Zarb grew up in the Flatbush neighborhood of Brooklyn and assumed he would emulate the mechanical skills of his father, a refrigerator repairman. But thanks to the prodding of a high school teacher, he enrolled in night classes at Hofstra University on Long Island. He ultimately earned a master’s degree in business from Hofstra, which in 1994 named its business school after him.

After graduating, Zarb landed in the back office of a Wall Street firm, Goodbody & Co. He extracted himself from the clerical side of the industry and began to rise as a financier.

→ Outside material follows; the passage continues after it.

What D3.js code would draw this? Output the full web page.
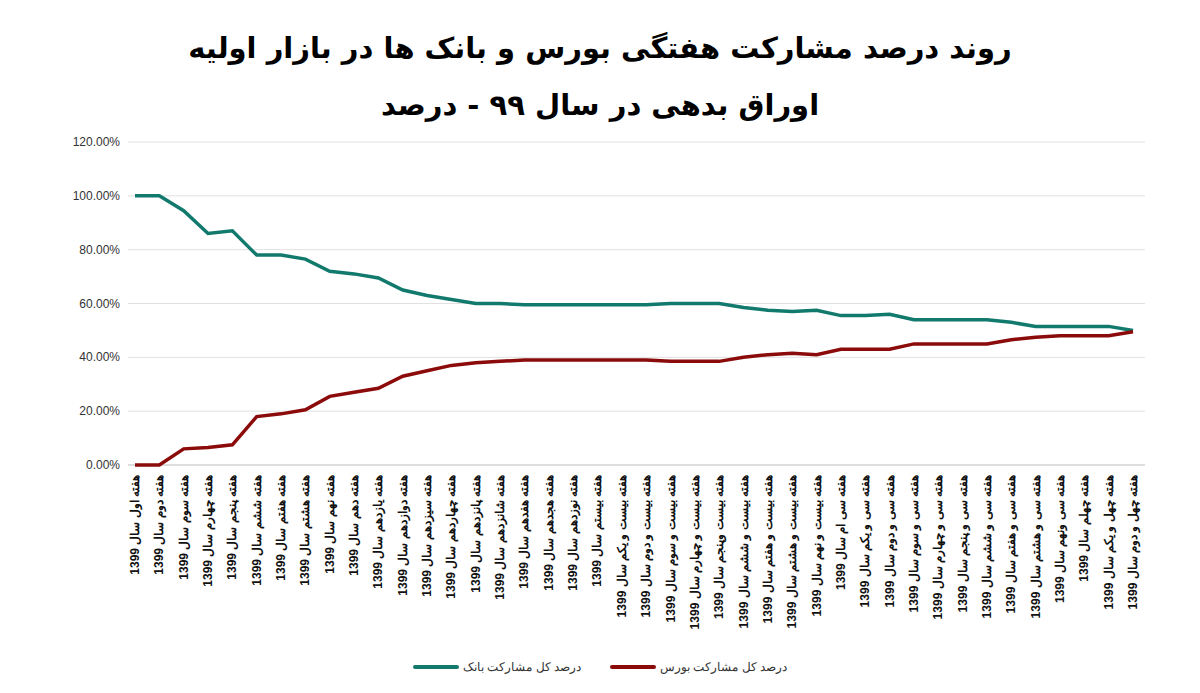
<!DOCTYPE html><html><head><meta charset="utf-8"><script src="https://d3js.org/d3.v7.min.js"></script>
<style>body{margin:0;background:#fff}</style></head><body><svg id="c" width="1200" height="693"></svg>
<script>
const ordinals=["اول","دوم","سوم","چهارم","پنجم","ششم","هفتم","هشتم","نهم","دهم","یازدهم","دوازدهم","سیزدهم","چهاردهم","پانزدهم","شانزدهم","هفدهم","هجدهم","نوزدهم","بیستم","بیست و یکم","بیست و دوم","بیست و سوم","بیست و چهارم","بیست وپنجم","بیست و ششم","بیست و هفتم","بیست و هشتم","بیست و نهم","سی ام","سی و یکم","سی و دوم","سی و سوم","سی و چهارم","سی و پنجم","سی و ششم","سی و هفتم","سی و هشتم","سی ونهم","چهلم","چهل و یکم","چهل و دوم"];
const categories=ordinals.map(o=>"هفته "+o+" سال 1399");
const bank=[100,100,94.5,86,87,78,78,76.5,72,71,69.5,65,63,61.5,60,60,59.5,59.5,59.5,59.5,59.5,59.5,60,60,60,58.5,57.5,57,57.5,55.5,55.5,56,54,54,54,54,53,51.5,51.5,51.5,51.5,50];
const bourse=[0,0,6,6.5,7.5,18,19,20.5,25.5,27,28.5,33,35,37,38,38.5,39,39,39,39,39,39,38.5,38.5,38.5,40,41,41.5,41,43,43,43,45,45,45,45,46.5,47.5,48,48,48,49.5];
const yTicks=[0,20,40,60,80,100,120];
const svg=d3.select("#c");
const x=d3.scalePoint().domain(categories).range([135,1133]);
const y=d3.scaleLinear().domain([0,120]).range([465,142]);
const font="Arial, 'Liberation Sans', sans-serif";
svg.append("text").attr("x",600).attr("y",58).attr("text-anchor","middle").attr("font-family","'DejaVu Sans',sans-serif").attr("font-weight","bold").attr("font-size",29).attr("direction","rtl").text("روند درصد مشارکت هفتگی بورس و بانک ها در بازار اولیه");
svg.append("text").attr("x",600).attr("y",115).attr("text-anchor","middle").attr("font-family","'DejaVu Sans',sans-serif").attr("font-weight","bold").attr("font-size",29).attr("direction","rtl").text("اوراق بدهی در سال ۹۹ - درصد");
const g=svg.append("g");
yTicks.forEach(t=>{
 g.append("line").attr("x1",128).attr("x2",1145).attr("y1",y(t)).attr("y2",y(t)).attr("stroke",t===0?"#bbb":"#e0e0e0").attr("stroke-width",1);
 g.append("text").attr("x",120).attr("y",y(t)+4).attr("text-anchor","end").attr("font-family",font).attr("font-size",12).attr("fill","#333").text(t.toFixed(2)+"%");
});
categories.forEach(c=>{
 g.append("text").attr("transform",`translate(${x(c)+4},475) rotate(-90)`).attr("text-anchor","end").attr("font-family",font).attr("font-size",12).attr("font-weight","bold").attr("fill","#111").text(c);
});
const line=d3.line().x((d,i)=>x(categories[i])).y(d=>y(d));
g.append("path").datum(bank).attr("d",line).attr("fill","none").attr("stroke","#12796d").attr("stroke-width",3.5);
g.append("path").datum(bourse).attr("d",line).attr("fill","none").attr("stroke","#8b0a0a").attr("stroke-width",3.5);
const leg=[{t:"درصد کل مشارکت بانک",c:"#12796d",x:415},{t:"درصد کل مشارکت بورس",c:"#8b0a0a",x:612}];
leg.forEach(l=>{
 svg.append("line").attr("x1",l.x).attr("x2",l.x+42).attr("y1",667).attr("y2",667).attr("stroke",l.c).attr("stroke-width",4).attr("stroke-linecap","round");
 svg.append("text").attr("x",l.x+48).attr("y",671).attr("font-family",font).attr("font-size",12).attr("fill","#333").text(l.t);
});
</script></body></html>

President Richard Nixon tapped him for a slot in the Labor Department, which led to Zarb’s three-year stint in the Beltway hot seat as President Gerald R. Ford’s energy czar during the oil crisis of the mid-1970s.

Even though he was often pilloried during that tumultuous time, Republican Zarb won praise from many Democrats for fair-mindedness.

After his stint in Washington, Zarb returned to Wall Street and built a reputation as a turnaround artist, reviving Smith Barney, among other concerns. In 1996, Pataki tapped him to head the Long Island Power Authority and to get a wide range of parties to agree to the governor’s plan to deal with the local utility’s financial meltdown.

Zarb brought to the job “an extraordinary understanding of business and an extraordinary understanding of energy,” said the power authority’s vice president for communications, Bert Cunningham. “Plus his demeanor. He is a very businesslike person. But he is a very inclusive person.”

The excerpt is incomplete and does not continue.